4. Holding Pressure and Time
This is key to controlling product dimensions, weight, and sink marks.
- Holding Pressure: Set to 30%~60% of the injection pressure.
- Holding Time: Mainly depends on the gate freeze time and product wall thickness.
- Core Principle: Holding should continue until the gate freezes. Too short a time leads to under-packing and sink marks; too long a time causes over-packing, difficulty in demolding, and high internal stress.
- Determination Method: The optimal holding time can be determined by the “Weighing Method“: Gradually extend the holding time; when the part weight no longer increases, that is the suitable holding time.
5. Back Pressure
- Purpose: To compact the melt, exhaust gases from the melt, and make plasticization more uniform.

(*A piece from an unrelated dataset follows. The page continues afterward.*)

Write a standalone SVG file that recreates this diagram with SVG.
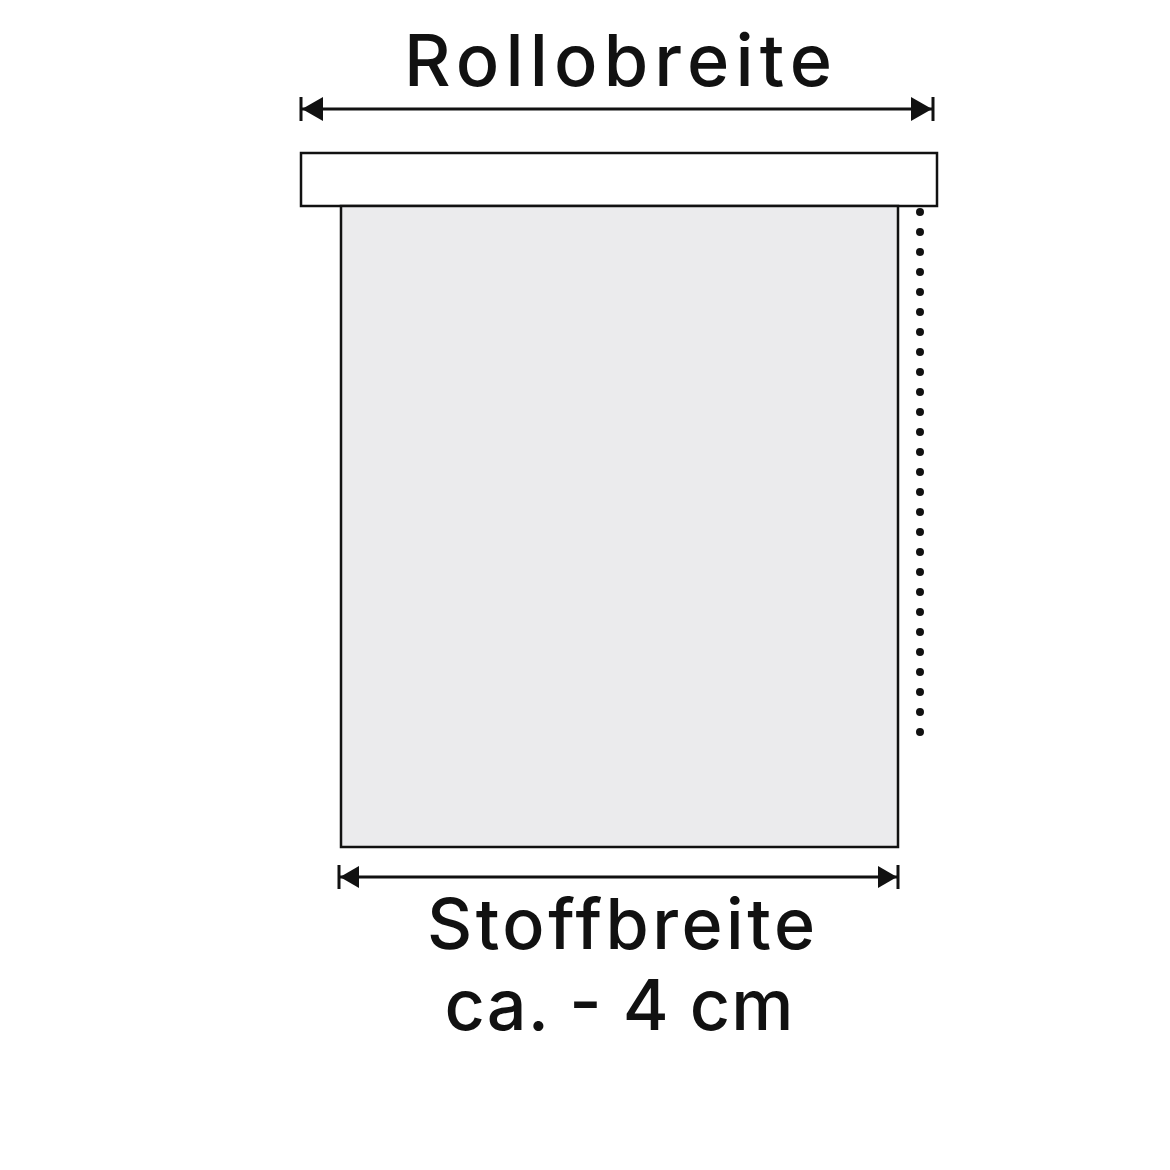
<svg xmlns="http://www.w3.org/2000/svg" width="1170" height="1170" viewBox="0 0 1170 1170">
<style>
.lbl{font-family:Inter,"Liberation Sans",Arial,sans-serif;font-weight:500;fill:#111;text-anchor:middle}
.ln{stroke:#111;stroke-width:3;fill:none}
.box{stroke:#111;stroke-width:2.5}
</style>
<defs>
<marker id="ah" viewBox="0 0 21 24" refX="21" refY="12" markerWidth="21" markerHeight="24" markerUnits="userSpaceOnUse" orient="auto-start-reverse">
<path d="M0,0 L21,12 L0,24 Z" fill="#111"/>
</marker>
<marker id="ah2" viewBox="0 0 19 22" refX="19" refY="11" markerWidth="19" markerHeight="22" markerUnits="userSpaceOnUse" orient="auto-start-reverse">
<path d="M0,0 L19,11 L0,22 Z" fill="#111"/>
</marker>
</defs>
<rect width="1170" height="1170" fill="#fff"/>
<g id="rollo-head">
<rect class="box" x="301" y="153" width="636" height="53" fill="#fff"/>
</g>
<g id="fabric">
<rect class="box" x="341" y="206" width="557" height="641" fill="#ebebed"/>
</g>
<g id="chain">
<line x1="920" y1="212" x2="920" y2="733" stroke="#111" stroke-width="8" stroke-linecap="round" stroke-dasharray="0 20"/>
</g>
<g id="connectors">
<line class="ln" x1="301" y1="97" x2="301" y2="121"/>
<line class="ln" x1="933" y1="97" x2="933" y2="121"/>
<line class="ln" x1="302" y1="109" x2="932" y2="109" marker-start="url(#ah)" marker-end="url(#ah)"/>
<line class="ln" x1="339" y1="865" x2="339" y2="889"/>
<line class="ln" x1="898" y1="865" x2="898" y2="889"/>
<line class="ln" x1="340" y1="877" x2="897" y2="877" marker-start="url(#ah2)" marker-end="url(#ah2)"/>
</g>
<g id="label-rollobreite">
<text class="lbl" x="618" y="86" font-size="72" textLength="428" lengthAdjust="spacing">Rollobreite</text>
</g>
<g id="label-stoffbreite">
<text class="lbl" x="621" y="949" font-size="70" textLength="388" lengthAdjust="spacing">Stoffbreite</text>
<text class="lbl" x="619" y="1030" font-size="70" textLength="349" lengthAdjust="spacing">ca. - 4 cm</text>
</g>
</svg>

- Recommended Range: 0.3~0.8 MPa (approx. 3~8 bar)
- Note: Back pressure should not be too high, otherwise it will prolong the plasticizing time and may cause material degradation due to excessive residence time in the barrel.
6. Screw Rotation Speed
- Recommended Range: Medium~Low Speed, recommended 50~100 rpm.
- Principle: Use low speed on the premise of ensuring uniform plasticization and not affecting the cycle time. Excessively high speed will generate excessive shear heat, which may cause local overheating and degradation of the material.
7. Molding Cycle
- Cooling Time: Mainly depends on the thickest wall section of the product and the mold temperature. Usually, sufficient time is needed for the product to cool and set properly so that it does not deform upon ejection.
Common Problems and Countermeasures
| Problem Phenomenon | Possible Causes | Solution Directions |
|---|---|---|
| Silver Streaks/Bubbles | 1. Insufficient material drying 2. Barrel temperature too high, decomposition 3. Back pressure too low, entrapping air | 1. Dry material thoroughly 2. Lower barrel temperature 3. Appropriately increase back pressure |
| Sink Marks/Voids | 1. Insufficient holding pressure/time 2. Injection speed too slow 3. Material/Mold temperature too high 4. Runner or gate too small | 1. Increase holding pressure and time 2. Increase injection speed 3. Appropriately lower material/mold temperature 4. Modify the mold |
| Prominent Weld Lines | 1. Mold temperature too low 2. Injection speed too slow 3. Poor venting | 1. Increase mold temperature 2. Increase injection speed 3. Improve mold venting |
| Brittle Product | 1. Insufficient drying or thermal degradation 2. Material temperature too low, poor plasticization 3. Mold temperature too low | 1. Check drying effect, lower barrel temperature 2. Appropriately increase material temperature 3. Increase mold temperature |
| Ejection Difficulties | 1. Holding pressure too high/time too long 2. Mold temperature too high, insufficient cooling 3. Insufficient mold draft angle or poor polishing | 1. Reduce holding pressure and time 2. Lower mold temperature or extend cooling time 3. Modify the mold |
Summary and Recommendations
- Drying First: The primary condition for successfully processing PA612 is strict and thorough drying.
- Temperature Strategy: Adopt a “medium-high material temperature, medium-high mold temperature” strategy to obtain the best fluidity and product performance.
- Pressure and Time: Use sufficient injection speed to ensure cavity filling, and optimize holding parameters using the “weighing method” to balance sink marks and internal stress.
- Step-by-Step Adjustment: Start with a median parameter value and make fine adjustments based on the actual molding situation (short shot, appearance, etc.). Change only one parameter at a time to observe the effect.
I hope this detailed guide is helpful to you! In practice, be sure to refer to the property sheet and data sheet provided by the supplier of the specific PA612 material you are using.